The glorification of violence and suicides in movies, TV crime programmes and newspapers has become quite disturbing in our everyday life. The loss of respect for women, aberrant relationships, sexual assaults, recreational drugs and rave parties seem to be accepted as routine by our society and the media at large. Newspapers seem to glorify suicides by their screaming headlines, by the graphic descriptions of the death, by illustrations of a child hanging to death from a rope, and of course our ‘news channels’ keep playing these horrid scenes in their characteristically sensational repetitive scrolls.
If a child, who has attempted suicide, was caught copying in an examination, the poor teachers who reported it as part of due diligence are immediately blamed by the media and the parents, thereby responsible teachers are painted as ‘monsters’. Teenagers whose aggressive needs like high-end smart phones and motorbikes are not met by parents may threaten suicide and parents fall prey to this emotional blackmail. Again, our society tends to make ‘mother monsters’ and ‘father monsters’ of parents who refuse their children’s unwieldy demands. When a parent is unable to run to the adolescent child’s urgent need, and the child goes on to do something unwise, the parent is almost certainly painted villain by some media! Unfortunately, many mental health ‘experts’ misinterpret discipline as punishment, and diminish the core role of ‘mentoring’.
Mentoring Confused Teenagers
Adolescent mentoring is the establishment of a caring but firm relationship between an older and experienced parental figure (parents and also teachers in our setting) and an adolescent, which ultimately results in providing life skills. Children are not born with all life skills. Parenting, schooling and religion can teach them these skills. Bhagwat Gita is the epitome of a paradigm of mentoring. To a confused Arjuna who panicked, Bhagwan did not offer his shoulder but made Arjuna realise his skills to go on to fight the ‘Battle of Life’. Self-confidence and self-esteem: This is mentoring. Mentoring therefore involves helping the identification of the adolescent’s problems by themselves, the willingness to accept identified difficulties, to ‘seek help’ and to find the strength to fight and win struggles that life brings along.Instead, what do our so-called ‘experts’ advise often? Give children endless love and rights without any responsibilities, parents should be friends – or else they would go astray! Parents thus abdicate the responsibility of disciplining children by keeping a ‘personal space’ with them. Many confused parents do not understand that discipline is not synonymous with punishment. There should not be any screaming, yelling, pinching or beating to mentor our adolescent children. A reprimand or admonition should get parents and teachers the desired result of good, mature behaviour.

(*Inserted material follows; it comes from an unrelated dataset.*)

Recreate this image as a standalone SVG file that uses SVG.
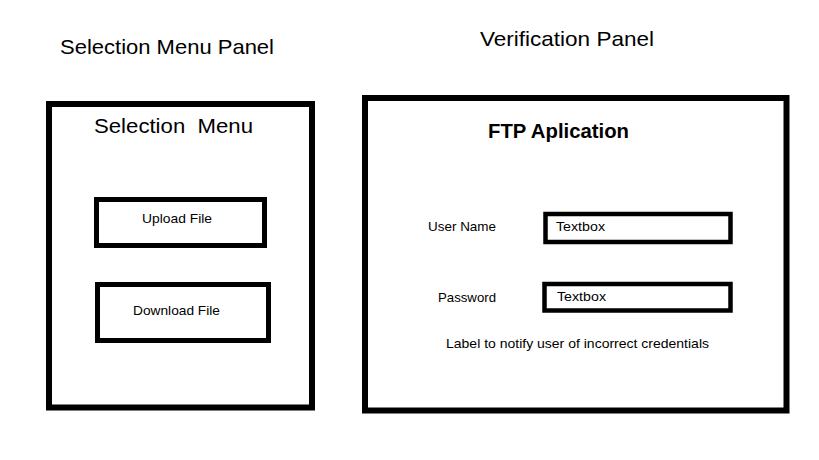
<svg xmlns="http://www.w3.org/2000/svg" width="819" height="460" viewBox="0 0 819 460">
<style>
text{font-family:"Liberation Sans",Arial,sans-serif;fill:#000}
.box{fill:none;stroke:#000}
.t{font-size:13.5px}
.h{font-size:21px}
</style>
<rect x="0" y="0" width="819" height="460" fill="#fff"/>
<text class="h" x="60" y="54" textLength="214" lengthAdjust="spacingAndGlyphs">Selection Menu Panel</text>
<text class="h" x="480" y="46" textLength="174" lengthAdjust="spacingAndGlyphs">Verification Panel</text>
<g id="selection-menu">
<rect class="box" x="49" y="104" width="263" height="303.5" stroke-width="6"/>
<text class="h" x="94" y="133" textLength="159" lengthAdjust="spacingAndGlyphs" xml:space="preserve">Selection  Menu</text>
</g>
<g id="upload-file">
<rect class="box" x="96.5" y="199.5" width="168" height="46" stroke-width="5"/>
<text class="t" x="142" y="223" textLength="70" lengthAdjust="spacingAndGlyphs">Upload File</text>
</g>
<g id="download-file">
<rect class="box" x="97.5" y="284.5" width="171" height="56" stroke-width="5"/>
<text class="t" x="133" y="315" textLength="87" lengthAdjust="spacingAndGlyphs">Download File</text>
</g>
<g id="verification">
<rect class="box" x="365" y="98" width="421.5" height="312.5" stroke-width="6"/>
<text x="488" y="138" font-size="20" font-weight="bold" textLength="141" lengthAdjust="spacingAndGlyphs">FTP Aplication</text>
<text class="t" x="428" y="231" textLength="68" lengthAdjust="spacingAndGlyphs">User Name</text>
<text class="t" x="438" y="302" textLength="58" lengthAdjust="spacingAndGlyphs">Password</text>
<text class="t" x="446" y="348" textLength="263" lengthAdjust="spacingAndGlyphs">Label to notify user of incorrect credentials</text>
</g>
<g id="username-textbox">
<rect class="box" x="545.5" y="214" width="185" height="28" stroke-width="4.5"/>
<text class="t" x="556" y="231" textLength="49" lengthAdjust="spacingAndGlyphs">Textbox</text>
</g>
<g id="password-textbox">
<rect class="box" x="544.5" y="284" width="186" height="26.5" stroke-width="4.5"/>
<text class="t" x="557" y="301" textLength="49" lengthAdjust="spacingAndGlyphs">Textbox</text>
</g>
<g id="connectors"/>
</svg>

Communicating effectively with teens need not be over a mug of beer as some of our cosmopolitan parents believe, but with the normal tone of ‘serious’ conversation. Empathy and not sympathy should be the basis of mentoring. Criticise what is clearly wrong in your child, but without taking away his/ her dignity and self-esteem. However, it is important to understand that living in fear of how your children will react if you criticise them will only destroy their character. Such mentoring makes it possible for adolescents to enable self-correction in the face of constructive criticism, instead of their responding by explosive behaviour. Such mentoring with ‘serious’ nature improves ‘bonding’ and the child’s ability to take ‘no’ for an answer. S/he learns to cope with ups and downs, highs and lows of his life experiences stoically. Such adolescents will not ever think of suicide as an option, or exploitative relationships as an escape from their sense of inferiority. The media need to change too, drastically. Watch the quality of disrespectful discourses in many of our channels and print media! Media hence have a huge responsibility to be a ‘social mentor’ for our adolescent children, encouraging qualities like respect for one another, the need to communicate in ways that are non-aggressive to find solutions to problems, and the habit to not unnecessarily dramatise all that is negative around us for selfish reasons (like more TRPs) needs to be brought back to social fabric.
Teaching life skills is cardinal to the whole process of mentoring adolescents. An examination failure, a failed relationship and a reprimand from a parent or teacher is not the end of the world. We would benefit our children and future society enormously by not blindly aping western concepts of intolerance. Let us go back to our roots of traditional wisdom of creating ‘tranquil equanimity’ and not agitation in our minds while facing the little or large battles of our life.